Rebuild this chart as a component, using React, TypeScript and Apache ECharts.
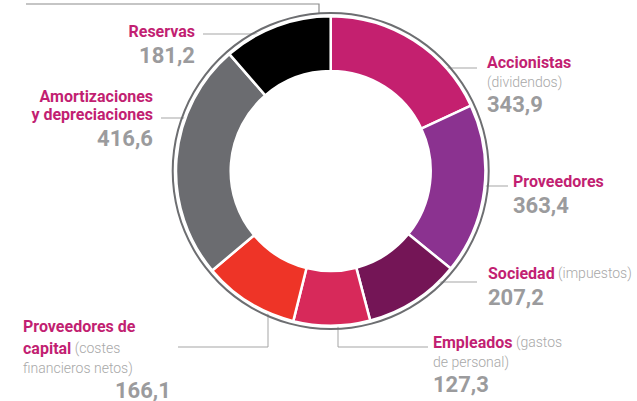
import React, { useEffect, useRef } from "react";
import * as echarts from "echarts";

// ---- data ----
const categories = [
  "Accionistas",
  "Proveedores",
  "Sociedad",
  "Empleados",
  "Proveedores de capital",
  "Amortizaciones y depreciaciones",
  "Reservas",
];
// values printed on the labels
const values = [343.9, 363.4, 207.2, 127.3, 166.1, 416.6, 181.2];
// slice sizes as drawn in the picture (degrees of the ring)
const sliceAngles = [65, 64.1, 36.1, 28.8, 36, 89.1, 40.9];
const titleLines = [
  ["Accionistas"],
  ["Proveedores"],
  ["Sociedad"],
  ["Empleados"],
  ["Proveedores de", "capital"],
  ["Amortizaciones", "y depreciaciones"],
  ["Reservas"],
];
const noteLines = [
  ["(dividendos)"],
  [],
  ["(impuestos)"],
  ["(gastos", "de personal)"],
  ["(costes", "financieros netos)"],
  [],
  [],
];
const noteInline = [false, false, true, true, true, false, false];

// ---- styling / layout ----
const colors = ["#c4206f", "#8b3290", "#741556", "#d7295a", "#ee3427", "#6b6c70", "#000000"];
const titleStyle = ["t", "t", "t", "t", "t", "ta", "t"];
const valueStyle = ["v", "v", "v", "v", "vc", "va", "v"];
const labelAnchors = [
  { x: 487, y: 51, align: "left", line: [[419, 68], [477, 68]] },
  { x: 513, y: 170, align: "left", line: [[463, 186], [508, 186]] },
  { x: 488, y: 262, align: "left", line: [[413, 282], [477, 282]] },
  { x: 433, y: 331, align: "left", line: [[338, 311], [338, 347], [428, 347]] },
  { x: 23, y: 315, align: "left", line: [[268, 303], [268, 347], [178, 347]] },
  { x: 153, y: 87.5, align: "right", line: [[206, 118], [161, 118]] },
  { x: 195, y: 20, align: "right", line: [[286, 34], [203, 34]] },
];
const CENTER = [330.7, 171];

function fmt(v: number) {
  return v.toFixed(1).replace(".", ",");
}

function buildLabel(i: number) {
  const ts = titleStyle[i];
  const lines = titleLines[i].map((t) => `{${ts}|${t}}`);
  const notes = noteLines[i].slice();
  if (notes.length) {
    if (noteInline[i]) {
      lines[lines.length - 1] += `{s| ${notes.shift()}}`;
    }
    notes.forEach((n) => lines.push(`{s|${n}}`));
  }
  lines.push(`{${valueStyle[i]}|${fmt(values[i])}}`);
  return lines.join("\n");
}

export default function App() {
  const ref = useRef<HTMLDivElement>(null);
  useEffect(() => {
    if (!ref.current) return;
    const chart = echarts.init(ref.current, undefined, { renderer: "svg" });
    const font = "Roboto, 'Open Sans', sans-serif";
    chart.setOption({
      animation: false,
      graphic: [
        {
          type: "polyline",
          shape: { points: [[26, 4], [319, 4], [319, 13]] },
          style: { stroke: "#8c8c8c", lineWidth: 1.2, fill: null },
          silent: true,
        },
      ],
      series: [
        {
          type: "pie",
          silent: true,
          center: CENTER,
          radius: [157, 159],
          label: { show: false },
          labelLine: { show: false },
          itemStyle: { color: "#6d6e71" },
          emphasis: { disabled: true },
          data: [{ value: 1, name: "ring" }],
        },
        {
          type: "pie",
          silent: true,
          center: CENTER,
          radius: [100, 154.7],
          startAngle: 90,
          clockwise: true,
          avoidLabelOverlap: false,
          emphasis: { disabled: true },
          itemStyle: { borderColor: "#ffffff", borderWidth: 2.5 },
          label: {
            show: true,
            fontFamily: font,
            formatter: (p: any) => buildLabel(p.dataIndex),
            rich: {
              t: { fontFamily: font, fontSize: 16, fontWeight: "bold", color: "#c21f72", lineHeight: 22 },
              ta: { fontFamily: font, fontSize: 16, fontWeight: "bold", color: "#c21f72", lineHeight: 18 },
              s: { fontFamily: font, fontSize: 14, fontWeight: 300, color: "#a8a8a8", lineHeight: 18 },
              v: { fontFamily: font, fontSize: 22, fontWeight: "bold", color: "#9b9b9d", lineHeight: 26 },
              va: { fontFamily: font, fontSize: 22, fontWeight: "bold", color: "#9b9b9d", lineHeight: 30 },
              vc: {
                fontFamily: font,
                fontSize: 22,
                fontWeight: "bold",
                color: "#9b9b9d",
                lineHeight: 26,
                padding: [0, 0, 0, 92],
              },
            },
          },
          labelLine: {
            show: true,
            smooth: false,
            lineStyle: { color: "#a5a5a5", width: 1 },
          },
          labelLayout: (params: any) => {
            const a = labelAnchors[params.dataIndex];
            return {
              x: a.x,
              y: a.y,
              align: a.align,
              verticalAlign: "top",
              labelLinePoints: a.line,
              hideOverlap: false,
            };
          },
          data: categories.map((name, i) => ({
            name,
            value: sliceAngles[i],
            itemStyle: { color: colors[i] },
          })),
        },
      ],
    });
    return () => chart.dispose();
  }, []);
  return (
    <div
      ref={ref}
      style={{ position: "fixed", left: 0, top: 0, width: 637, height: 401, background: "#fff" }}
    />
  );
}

What the task asks: Leave out the pictures. Transcribe only the lines above, from the first through the one that contains "import * as".

Exercise solution:
Rebuild this chart as a component, using React, TypeScript and Apache ECharts.
import React, { useEffect, useRef } from "react";
import * as echarts from "echarts";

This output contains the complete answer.